His immense wealth was the product of intense application to the business of
accumulation, to the habit of planning with infinite patience and then
executing these plans with indomitable fortitude, cautiously and slowly when
possible, with military like swiftness when necessary. Unlike the paper pushers
of his day like Morgan, he was no autocrat. Rockefeller possessed an
extraordinary capacity for acting with others. He made it a rule never to adopt
a decision on any important matter unless he had the unanimous consent of his
partners. He could spend years trying to convince them when his simple word
would have been law.

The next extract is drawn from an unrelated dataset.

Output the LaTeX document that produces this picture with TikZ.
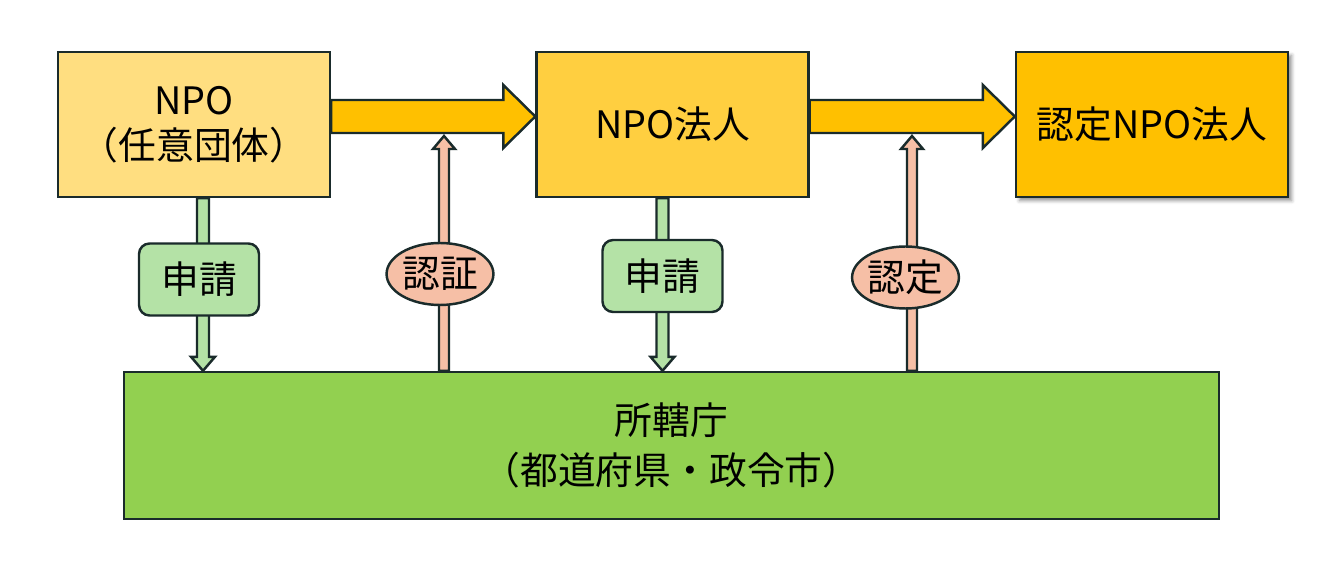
\documentclass[tikz,border=0pt]{standalone}
\usepackage{fontspec}
\setmainfont{Noto Sans CJK JP}
\usepackage{xcolor}
\usepackage{tikz}
\usetikzlibrary{calc,shapes.geometric,shadows.blur}

\definecolor{edge}{HTML}{1A2B2B}
\definecolor{npoyellow}{HTML}{FFDE80}
\definecolor{corpyellow}{HTML}{FFCF40}
\definecolor{flowgold}{HTML}{FFC000}
\definecolor{officegreen}{HTML}{92D050}
\definecolor{applygreen}{HTML}{B4E2A6}
\definecolor{grantpink}{HTML}{F6BFA6}

\begin{document}
\begin{tikzpicture}[
    x=0.02cm, y=-0.02cm,
    every node/.style={font=\fontsize{21.5}{25.5}\selectfont},
    stage/.style={draw=edge,line width=1.4pt,align=center,minimum width=5.44cm,minimum height=2.9cm},
    apply/.style={draw=edge,line width=1.4pt,rounded corners=6pt,fill=applygreen,minimum width=2.4cm,minimum height=1.44cm},
    grant/.style={draw=edge,line width=1.4pt,ellipse,fill=grantpink,minimum width=2.08cm,minimum height=1.24cm,inner sep=0pt},
    bigflow/.style={draw=edge,line width=1.4pt,fill=flowgold,line join=miter},
    thinflow/.style={draw=edge,line width=1.4pt,line join=miter}
]
\useasboundingbox (0,0) rectangle (1340,570);

\node[stage,fill=npoyellow] (npo) at (194,124.5) {NPO\\（任意団体）};
\node[stage,fill=corpyellow] (corp) at (672.5,124.5) {NPO法人};
\node[stage,fill=flowgold,blur shadow={shadow xshift=2pt,shadow yshift=-2pt,shadow opacity=45}] (cert) at (1152,124.5) {認定NPO法人};
\node[stage,fill=officegreen,minimum width=21.9cm,minimum height=2.94cm,
      font=\fontsize{21.5}{28.5}\selectfont] (office) at (671.5,445.5) {所轄庁\\（都道府県・政令市）};

% stage arrows
\coordinate (b1s) at ($(npo.east)+(0,-8)$);
\coordinate (b1e) at ($(corp.west)+(0,-8)$);
\draw[bigflow] ($(b1s)+(0,-16.5)$) -- ($(b1e)+(-32,-16.5)$) -- ($(b1e)+(-32,-31.5)$) -- (b1e)
    -- ($(b1e)+(-32,31.5)$) -- ($(b1e)+(-32,16.5)$) -- ($(b1s)+(0,16.5)$) -- cycle;
\coordinate (b2s) at ($(corp.east)+(0,-8)$);
\coordinate (b2e) at ($(cert.west)+(0,-8)$);
\draw[bigflow] ($(b2s)+(0,-16.5)$) -- ($(b2e)+(-32,-16.5)$) -- ($(b2e)+(-32,-31.5)$) -- (b2e)
    -- ($(b2e)+(-32,31.5)$) -- ($(b2e)+(-32,16.5)$) -- ($(b2s)+(0,16.5)$) -- cycle;

% applications (down)
\coordinate (s1) at ($(npo.south)+(9,0)$);
\coordinate (e1) at (s1 |- office.north);
\draw[thinflow,fill=applygreen] ($(s1)+(-6,0)$) -- ($(e1)+(-6,-14)$) -- ($(e1)+(-12,-14)$) -- (e1)
    -- ($(e1)+(12,-14)$) -- ($(e1)+(6,-14)$) -- ($(s1)+(6,0)$) -- cycle;
\coordinate (s2) at ($(corp.south)+(-10,0)$);
\coordinate (e2) at (s2 |- office.north);
\draw[thinflow,fill=applygreen] ($(s2)+(-6,0)$) -- ($(e2)+(-6,-14)$) -- ($(e2)+(-12,-14)$) -- (e2)
    -- ($(e2)+(12,-14)$) -- ($(e2)+(6,-14)$) -- ($(s2)+(6,0)$) -- cycle;

% approvals (up)
\coordinate (t1) at (444,136);
\coordinate (u1) at (t1 |- office.north);
\draw[thinflow,fill=grantpink] ($(u1)+(-5,0)$) -- ($(t1)+(-5,13)$) -- ($(t1)+(-11,13)$) -- (t1)
    -- ($(t1)+(11,13)$) -- ($(t1)+(5,13)$) -- ($(u1)+(5,0)$) -- cycle;
\coordinate (t2) at (912,136);
\coordinate (u2) at (t2 |- office.north);
\draw[thinflow,fill=grantpink] ($(u2)+(-5,0)$) -- ($(t2)+(-5,13)$) -- ($(t2)+(-11,13)$) -- (t2)
    -- ($(t2)+(11,13)$) -- ($(t2)+(5,13)$) -- ($(u2)+(5,0)$) -- cycle;

\node[apply] (req1) at (199,279.5) {申請};
\node[apply] (req2) at (662.5,276) {申請};
\node[grant] (ok1) at (440,274) {認証};
\node[grant] (ok2) at (905.5,277.5) {認定};
\end{tikzpicture}
\end{document}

His fortune belongs in the group of the Carnegies, the
Henry Fords—enterprisers who were producers and who got their fortunes by
creating wealth and retaining for themselves as large a share of it as they
could. They were wholly different from the group of today that shovel paper
around and uses various ponzi schemes to show profit were there is none. We
have suffered great losses at the hands of people who could not admit they were
wrong. Instead of admitting they were wrong they thought fraud would be a
better way out. This to me is the most ugliest of vain. I have come to the conclusion using the term experts is relative. There are only probabilities and
possibilities.
This universe is
constantly changing it is not static just because something works for a while
does not mean it will forever when will we humans get that through our heads.
Humility is the only true gauge of character arrogances has proven over and
over the downfall of man and society. America needs to start being producers
again that’s how we became a great nation we need more moral courage to do the right thing.